— start Stored data —
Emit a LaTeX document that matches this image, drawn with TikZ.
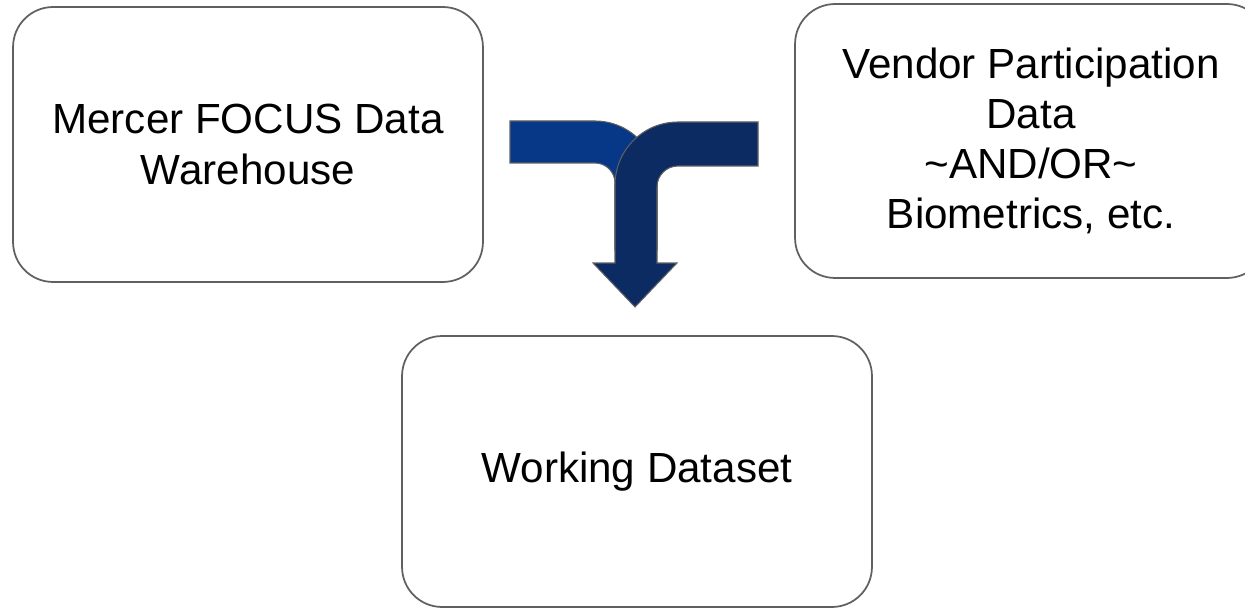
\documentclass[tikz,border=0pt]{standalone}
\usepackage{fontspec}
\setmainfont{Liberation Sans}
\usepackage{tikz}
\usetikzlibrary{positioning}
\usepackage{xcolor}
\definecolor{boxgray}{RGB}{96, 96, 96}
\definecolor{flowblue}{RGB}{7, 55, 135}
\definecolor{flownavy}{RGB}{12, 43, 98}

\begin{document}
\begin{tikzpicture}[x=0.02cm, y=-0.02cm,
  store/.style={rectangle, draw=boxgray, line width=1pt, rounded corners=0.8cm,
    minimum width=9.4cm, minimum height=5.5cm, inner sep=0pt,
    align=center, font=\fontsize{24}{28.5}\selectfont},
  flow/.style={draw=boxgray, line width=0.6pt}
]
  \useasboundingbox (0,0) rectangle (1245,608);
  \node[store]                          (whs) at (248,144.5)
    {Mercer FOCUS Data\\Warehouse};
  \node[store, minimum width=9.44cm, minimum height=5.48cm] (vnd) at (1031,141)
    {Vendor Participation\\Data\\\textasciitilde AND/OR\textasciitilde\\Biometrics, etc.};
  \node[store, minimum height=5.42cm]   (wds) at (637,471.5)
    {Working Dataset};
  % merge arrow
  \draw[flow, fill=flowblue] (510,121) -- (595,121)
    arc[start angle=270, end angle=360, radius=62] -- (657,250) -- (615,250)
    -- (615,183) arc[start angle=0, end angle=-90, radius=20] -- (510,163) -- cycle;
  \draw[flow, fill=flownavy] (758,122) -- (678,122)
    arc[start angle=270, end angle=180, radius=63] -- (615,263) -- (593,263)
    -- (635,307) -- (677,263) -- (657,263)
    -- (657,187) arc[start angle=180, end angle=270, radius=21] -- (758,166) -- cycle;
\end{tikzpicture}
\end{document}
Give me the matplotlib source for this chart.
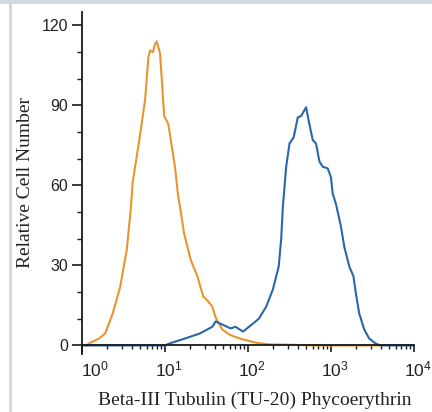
— end Stored data —
Output, exactly, all the records above; include no pictures.

> **The result**:
Emit a LaTeX document that matches this image, drawn with TikZ.
\documentclass[tikz,border=0pt]{standalone}
\usepackage{fontspec}
\setmainfont{Liberation Sans}
\usepackage{tikz}
\usetikzlibrary{positioning}
\usepackage{xcolor}
\definecolor{boxgray}{RGB}{96, 96, 96}
\definecolor{flowblue}{RGB}{7, 55, 135}
\definecolor{flownavy}{RGB}{12, 43, 98}

\begin{document}
\begin{tikzpicture}[x=0.02cm, y=-0.02cm,
  store/.style={rectangle, draw=boxgray, line width=1pt, rounded corners=0.8cm,
    minimum width=9.4cm, minimum height=5.5cm, inner sep=0pt,
    align=center, font=\fontsize{24}{28.5}\selectfont},
  flow/.style={draw=boxgray, line width=0.6pt}
]
  \useasboundingbox (0,0) rectangle (1245,608);
  \node[store]                          (whs) at (248,144.5)
    {Mercer FOCUS Data\\Warehouse};
  \node[store, minimum width=9.44cm, minimum height=5.48cm] (vnd) at (1031,141)
    {Vendor Participation\\Data\\\textasciitilde AND/OR\textasciitilde\\Biometrics, etc.};
  \node[store, minimum height=5.42cm]   (wds) at (637,471.5)
    {Working Dataset};
  % merge arrow
  \draw[flow, fill=flowblue] (510,121) -- (595,121)
    arc[start angle=270, end angle=360, radius=62] -- (657,250) -- (615,250)
    -- (615,183) arc[start angle=0, end angle=-90, radius=20] -- (510,163) -- cycle;
  \draw[flow, fill=flownavy] (758,122) -- (678,122)
    arc[start angle=270, end angle=180, radius=63] -- (615,263) -- (593,263)
    -- (635,307) -- (677,263) -- (657,263)
    -- (657,187) arc[start angle=180, end angle=270, radius=21] -- (758,166) -- cycle;
\end{tikzpicture}
\end{document}
Give me the matplotlib source for this chart.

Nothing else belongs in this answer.